Here’s the thing, though: While I was in my hallucinatory stupor, I actually thought that I was going to get a lot accomplished! My brain kept insisting that I could probably catch up on household chores (which didn’t happen), creative projects (yeah, right), and reading (as if concentration and focus are piqued when people are ill). It was all folly. But I actually started to brow-beat myself until I reached the inevitable conclusion: sick people are not productive…hello!
I was able to catch up on much needed rest since I’ve been kind of going and going like the Energizer Bunny. So I would spend most of the day unconscious and then I’d be wide-awake watching bad television at say, two- three- four-o’clock in the morning. Not even the birds were chirping.

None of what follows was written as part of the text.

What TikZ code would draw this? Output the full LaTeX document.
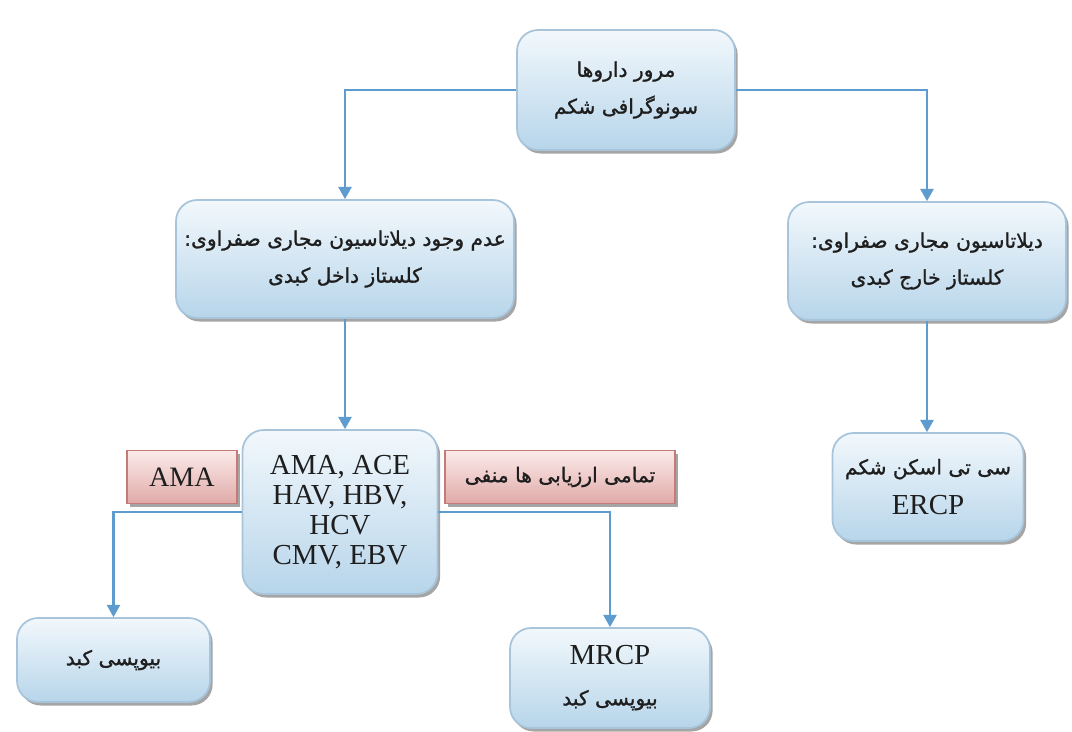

Then just when I thought I was ready to go into work and begin my life, it snowed. Badly. And of course, I was snowed in with almost a foot of the pretty, white stuff that looks like a Winter Wonderland until you realize that you have to shovel that crap. So since I was already stuck at home, I took to looking out the window and marveling at the ice-formations on the window that really made the whole world seem picturesque.
MY Fortieth Birthday
It truly did come without much fanfare, but I had forgotten just how much fun I could have all by myself. Since it fell on a weekday, I knew I wouldn’t be able to celebrate with my family, so I went it alone. I did get to accomplish dancing (in my kitchen) but hey, beggars can’t be choosers…I also got to catch up on some movies and sang at the top of my lungs to “Who Let The Dogs Out?” Who, indeed?
Dem’s Da Rulz:
The notion of getting older, I’ve realized is that it is an excuse for your body to finally say, “Yep. It’s over, kid. Don’t expect me to do nuttin’.” So I’m forgiving myself for going a little slower than usual and for sleeping in way longer than when I was a teen. I have an added plus that I don’t really have to be in bed by 9pm. Not unless I want to. I also know that age comes with all these powers to see that the rules that were created for me to maintain stability and a sense of normalcy no longer apply. Woo hoo! So I danced around in my underwear, stayed up very late and left the tv on while I slept…and I didn’t feel the least bit guilty when I had a second helping of he rich chocolate birthday cake.